Okay, you can change it, if you want to. The description you can change I can just say this is Wedge Wall Tiles. Name that whatever you want. And, this is where the location it's going to put the file. Do you want it to be a drafting or a model pattern? I want it to be a model pattern. So, then I can click this button to make the pattern. And then I'm going to click this button down here Create three by three. Now what that's going to do is let me click this first, filled region and then create three by three.
Then I'm going to close this and over here, it creates this filled region and it made it three by three wide. And as you can see, it's created the repeating pattern.
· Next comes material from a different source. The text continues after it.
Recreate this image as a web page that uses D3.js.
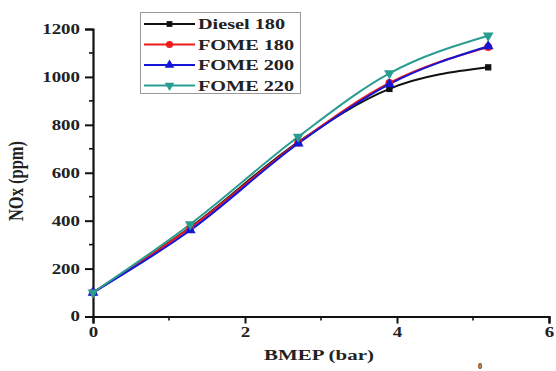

So now that I have this pattern I could go back into that material that I called Tile dash Wedge. And I could just change this pattern here and choose my Wedge Tile pattern right there. And when I click Okay if we go back to our 3D view.
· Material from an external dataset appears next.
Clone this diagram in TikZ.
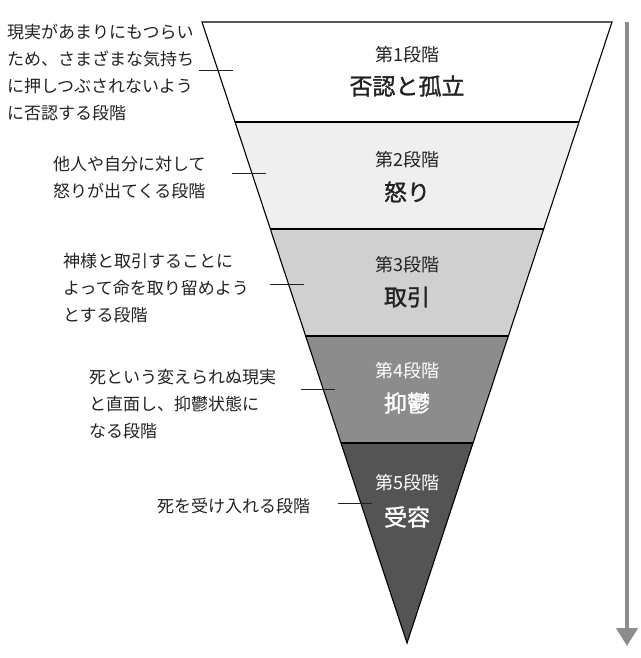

And you can see that pattern showing on the walls. So, that's our first tool, that's Hatch 22. Now, the PY Tools are very similar. Okay, so if you take a look at their website there's an installer right here, there's some documentation here. The only thing, this tool is in some ways a little bit simpler than Hatch 22. So let me go back to the drafting view here. And I'm going to select the same line work. And I'll just copy it maybe over here as a starting point.
I'm going to select those lines. So this tool is a little bit simpler because you don't have to assign the sub-categories and you don't have to use the little bounding box. But, notice that the PY Revit Tools actually installs an entire tab. And I wish I could say I explored all of these tools. I'm sure there's some wonderful features in here, but I haven't. I mean, there's just dozens and dozens of tools that get installed here. So, in one sense, that's a little bit overwhelming because it installs all this stuff. And all we really want is here on this Edit menu the make pattern command.
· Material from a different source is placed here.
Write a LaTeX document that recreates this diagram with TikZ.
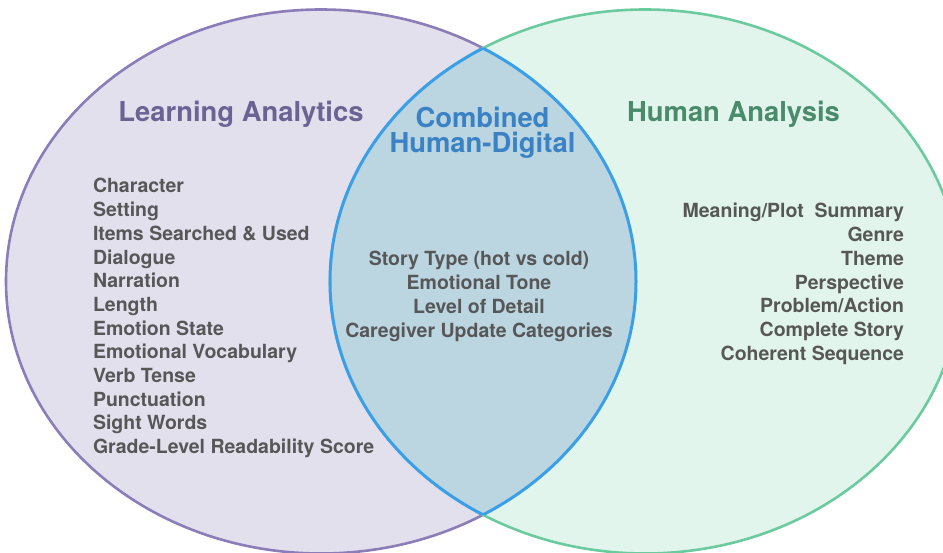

Now, if you read the tool tip it kind of explains how the make pattern works. It's really quite simple, you just say, Make Pattern. And then it recognizes what I had selected. So that's what it's going to make the pattern from. I'm going to call this Wedge Tile two just to not interfere with the one we've already got. You can do a detail or a model pattern. I'll say create a filled region. And, then you can say create pattern. That will ask you for a bounding box here. And we're kid of picking two points to kind of line up with the box that surrounds that.
So, Hatch 22 uses that symbol with the four arrows to determine the bounding box. But, with this tool you have to actually pick the points. Now it's processing, it's thinking about it. And then it tells me that the pattern was created. Now it created the filled region but it didn't actually draw one. So, if I just go to Annotate, and Region and choose Filled Region. And I'll just do a rectangle, like so. Notice here that we've got Wedge Tile two. So when I finish that, it creates the pattern.
Now honestly, the patterns look exactly the same. The PY Tools is perhaps, a little bit simpler. Its prompt are a little bit easier. But, it installs a lot more stuff in your interface. So, I leave it to you to experiment with both and decide which one you like better. But I think you'll agree that in both cases all you have to do is draft a few lines and then make a selection and create a pattern that's way simpler than going into Notepad and hand coding. So if you ever find yourself needing to create custom hatch patterns I encourage you to check out one of these tools, or one of the other many tools that are out there.
And you should be able to make sure it work a bit from simple line work.
NOTE: The exercise files for this course can only be opened in the most recent version of Revit (Revit 2017).